U.S. Senator Cynthia Lummis (R-Wyo.) has introduced legislation aimed at overhauling the tax treatment of digital assets, addressing long-standing grievances within the cryptocurrency community.
The bill aims to eliminate the practice of double taxation on digital assets, a significant barrier that currently taxes cryptocurrencies both upon acquisition and sale, unlike traditional assets such as gold.
This reform is a critical step toward aligning digital assets with more conventional financial instruments, fostering a more equitable and innovative environment for crypto users.
My new crypto tax legislation would put an end to the unfair tax practices and level the playing field for digital assets. More below.⬇️ pic.twitter.com/nrAXauyyUb
— Senator Cynthia Lummis (@SenLummis) July 11, 2025
A key component of Lummis’s proposal is the introduction of a de minimis exemption, which would exclude small digital asset transactions from taxation.
The exemption sets a threshold of $300 per transaction, with an annual cap of $5,000, adjusted for inflation starting in 2026.
This measure aims to reduce the administrative burden on everyday users and encourage the use of cryptocurrencies in routine transactions, mirroring tax treatments for other minor financial activities.
The legislation also tackles the tax implications of crypto lending, proposing to treat it similarly to traditional securities lending.
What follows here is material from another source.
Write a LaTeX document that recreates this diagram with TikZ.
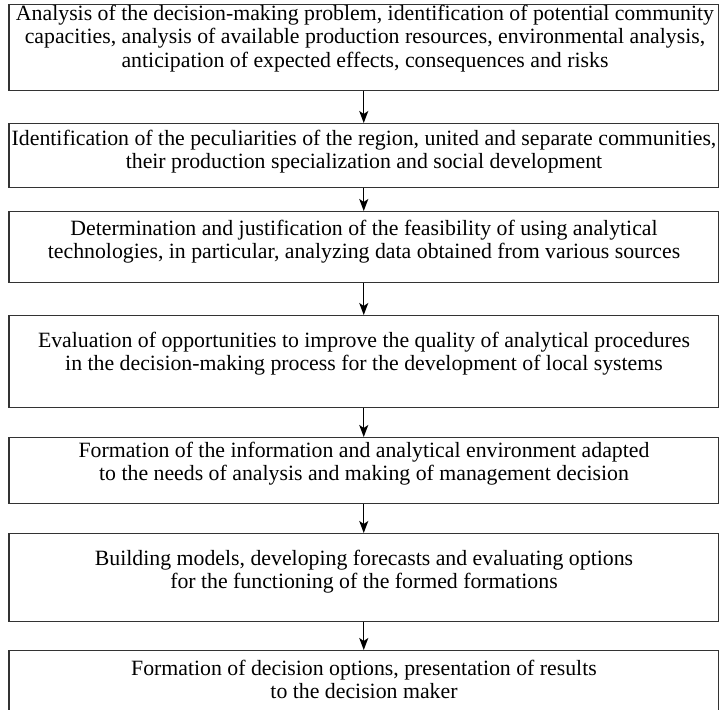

Currently, lending digital assets is often taxed as a sale, which discourages participation and hampers capital efficiency.
By removing this tax burden, Lummis’s bill seeks to enhance liquidity and participation in the digital asset market, making it more attractive for both individual and institutional investors.
Another significant reform is the deferral of taxes on income generated from mining and staking until the assets are sold.
This change addresses the issue of taxing unrealized income, a practice that has been particularly burdensome for crypto innovators and miners.
By aligning the tax timing with actual revenue realization, the bill aims to support the growth of the digital asset ecosystem without imposing immediate financial strain.
Furthermore, the proposal simplifies charitable donations of digital assets by removing appraisal requirements for actively traded cryptocurrencies.
This reform mirrors the treatment of publicly traded stocks, making it easier for individuals to contribute to Bitcoin and crypto-related nonprofits.
Such changes could significantly boost philanthropic efforts within the crypto community, fostering greater social impact.
Financially, the legislation is projected to generate approximately $600 million in net revenue over the 2025-2034 budget window, according to estimates from the Congressional Joint Committee on Taxation.
This revenue projection underscores the bill’s potential to not only reform tax policy but also contribute to fiscal stability.
The introduction of this bill follows the recent exclusion of similar provisions from the broader “One Big Beautiful Bill Act” during the House amendment process.
Undeterred, Lummis has chosen to reintroduce these measures independently, reflecting her commitment to advancing pro-crypto policies.
This move aligns with a broader shift in U.S. policy toward digital assets, exemplified by President Trump‘s Executive Order on a U.S. Crypto Reserve, which prioritizes blockchain leadership and financial sovereignty.
Lummis’s legislation addresses the competitive disadvantage faced by U.S. crypto users compared to other countries with more favorable tax treatments.
By modernizing the tax code, the bill aims to maintain America’s edge in the burgeoning digital economy, ensuring that innovators and investors are not unduly penalized.
The timing of this proposal is particularly significant, as it coincides with increased Congressional receptivity to digital assets.
Recent Senate passage of stablecoin regulatory frameworks and House advancements in broader crypto market oversight indicate a growing recognition of the importance of digital assets.
Lummis’s bill is a pivotal part of this evolving landscape, poised to reshape the future of crypto taxation and usage in the United States.